Lovecraft Country: série perturba tanto pela fantasia quanto pelo realismo

Adaptação do livro homônimo escrito por Matt Ruff, a série Lovecraft Country foi uma das principais apostas da HBO para sua grade neste ano. E realmente deu conta do recado. Afinal, a produção da showrunner Misha Green (Filhos da Anarquia) chegou com a proposta de apresentar ao público uma história de terror sobre o folclore lovecraftiano, porém foi além. A trama trouxe debates atuais, como preconceito, violência policial e racismo estrutural.

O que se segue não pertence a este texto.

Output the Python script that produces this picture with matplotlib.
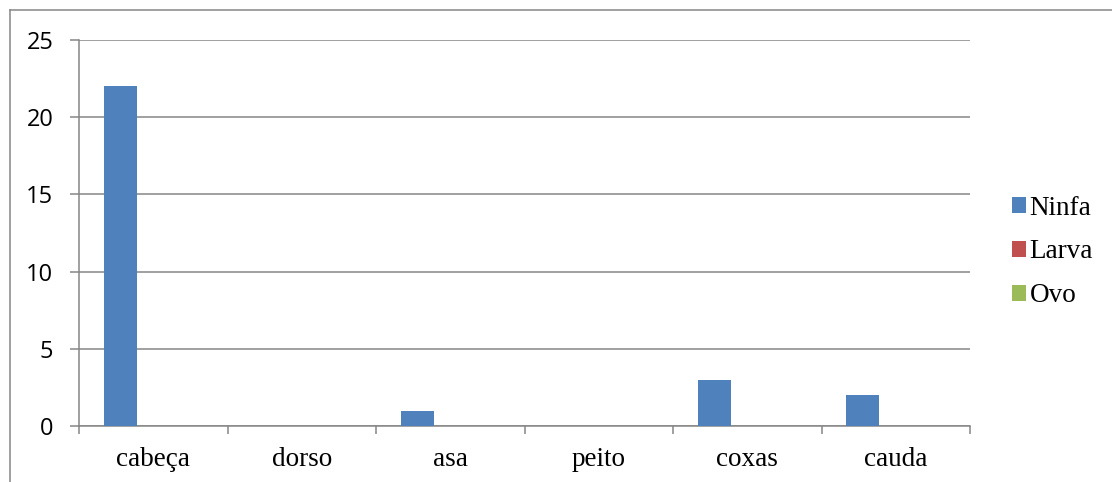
import numpy as np
import matplotlib.pyplot as plt
from matplotlib.lines import Line2D
from matplotlib.patches import Patch

categories = ["cabeça", "dorso", "asa", "peito", "coxas", "cauda"]
series_names = ["Ninfa", "Larva", "Ovo"]
ninfa = [22, 0, 1, 0, 3, 2]
larva = [0, 0, 0, 0, 0, 0]
ovo = [0, 0, 0, 0, 0, 0]
y_ticks = [0, 5, 10, 15, 20, 25]

colors = ["#4F81BD", "#C0504D", "#9BBB59"]
grid_color = "#868686"

fig = plt.figure(figsize=(11.12, 4.82), dpi=100)
ax = fig.add_axes([79 / 1112, 1 - 426 / 482, (970 - 79) / 1112, (426 - 40) / 482])

x = np.arange(len(categories))
width = 1 / 4.5
for k, (vals, c) in enumerate(zip([ninfa, larva, ovo], colors)):
    ax.bar(x + (k - 1) * width, vals, width, color=c, zorder=3)

ax.set_xlim(-0.5, len(categories) - 0.5)
ax.set_ylim(0, 25)
ax.set_yticks(y_ticks)
ax.set_yticklabels([str(v) for v in y_ticks], fontsize=17, family="Open Sans")
ax.yaxis.grid(True, color=grid_color, linewidth=1.1, zorder=0)
ax.tick_params(axis="y", length=6.5, width=1.1, color=grid_color, pad=12)

ax.set_xticks(x)
ax.set_xticklabels(categories, fontsize=19.5, family="Liberation Serif")
ax.set_xticks(np.arange(-0.5, len(categories)), minor=True)
ax.tick_params(axis="x", which="major", length=0, pad=15)
ax.tick_params(axis="x", which="minor", length=5.5, width=1.1, color=grid_color)

for side in ["top", "right"]:
    ax.spines[side].set_visible(False)
for side in ["left", "bottom"]:
    ax.spines[side].set_color(grid_color)
    ax.spines[side].set_linewidth(1.1)

handles = [Patch(facecolor=c, edgecolor="none") for c in colors]
fig.legend(handles, series_names, loc="center left",
           bbox_to_anchor=(1012 / 1112, 1 - 252 / 482), frameon=False,
           prop={"family": "Liberation Serif", "size": 19.5},
           handlelength=0.5, handleheight=0.5, handletextpad=0.15,
           labelspacing=0.7, borderpad=0, borderaxespad=0)

# chart area border (only left and top edges fall inside the image)
fig.add_artist(Line2D([10 / 1112, 10 / 1112], [0, 1 - 10 / 482],
                      transform=fig.transFigure, color=grid_color, linewidth=1.1))
fig.add_artist(Line2D([10 / 1112, 1], [1 - 10 / 482, 1 - 10 / 482],
                      transform=fig.transFigure, color=grid_color, linewidth=1.1))

fig.savefig("out.png", dpi=100)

O programa tem sua narrativa estabelecida nos Estados Unidos da década 1950, que vivia sob as “Leis de Jim Crow” – que pregava a segregação de negros em locais públicos, transportes, restaurantes, banheiros e até em escolas. Neste momento, o ex-soldado Atticus Freeman (Jonathan Majors, de Destacamento Blood) retorna da Guerra da Coreia para procurar o paradeiro de seu pai, Montrose (Michael Kenneth Williams, de Boardwalk Empire).

Atticus e Leti embarcam numa caça ao tesouro macabra. (Foto: HBO)

Porém, em sua busca até a misteriosa cidade de Ardham, em Massachusetts, o protagonista descobre que sua linhagem remete às fundações da ordem dos Filhos de Adão, composta por supremacistas brancos que desejam manipular magia e conquistar imortalidade. Para isso, eles tentam encontrar o chamado Livro dos Nomes, que reúne os mais poderosos feitiços que se possa imaginar. Mas, no começo do seriado, livro encontra perdido.

Mitologia fantástica

Neste cenário, Atticus se torna alvo da Ordem, por ser o último homem a correr o sangue dos fundadores da sociedade secreta. Em especial, é a antagonista Christina Braithwhite (Abbey Lee, de Demônio de Neon) quem representa a maior ameaça ao personagem principal, pairando ao seu redor oferecendo pactos. E, se magia é real, monstros também são. Logo de cara, a série introduz Cthulhu e shoggoth, duas das criações do escritor H.P. Lovecraft.

Ao longo de seus 10 episódios (cada um com 1 hora de duração), Lovecraft Country também traz casos envolvendo fantasmas, experiências científicas macabras, maldições e a criatura mítica Kumiho (da cultura coreana). Carregada em uma atmosfera de horror que não poupa o telespectador de cenas de violência extrema, a obra ainda consegue tempo para flertar com a ficção científica, trazendo viagens no tempo e entre dimensões alternativas.

Terrores do mundo real

E tudo que citamos acima se torna bem aceitável quando comparado ao ponto mais importante do seriado: o racismo. Enquanto Atticus e sua companheira de aventuras, Letitia Lewis (Jurnee Smollett, de Aves de Rapina: Arlequina e sua Emancipação Fantabulosa), lutam contra policiais que trabalham para os Filhos de Adão e matam até crianças negras, o título desenvolve um arco muito emblemático a respeito do privilégio branco.

Christina luta contra o machismo, pois os Filhos de Adão negam a magia às mulheres; (Foto: HBO)

Irmã de Leti, Ruby Baptiste (Wunmi Mosaku, de Luther) encontra numa poção a chance de virar uma mulher caucasiana e, com isso, desfrutar do respeito, gentileza e proteção da sociedade, bem como aceitação para o mercado de trabalho. E isso choca. Choca pelo fato de que a personagem aceita abdicar de sua origem para ser notada como ser humano, um benefício que todas as pessoas deveriam receber independente da etnia, gênero ou classe social.

Com um discurso necessário, a série produzida por Jordan Peele (Corra!) e J.J. Abrams (Lost) atende às mais exigentes expectativas, entregando capítulos tecnicamente impecáveis (dos figurinos aos efeitos visuais) e cenas perturbadoras.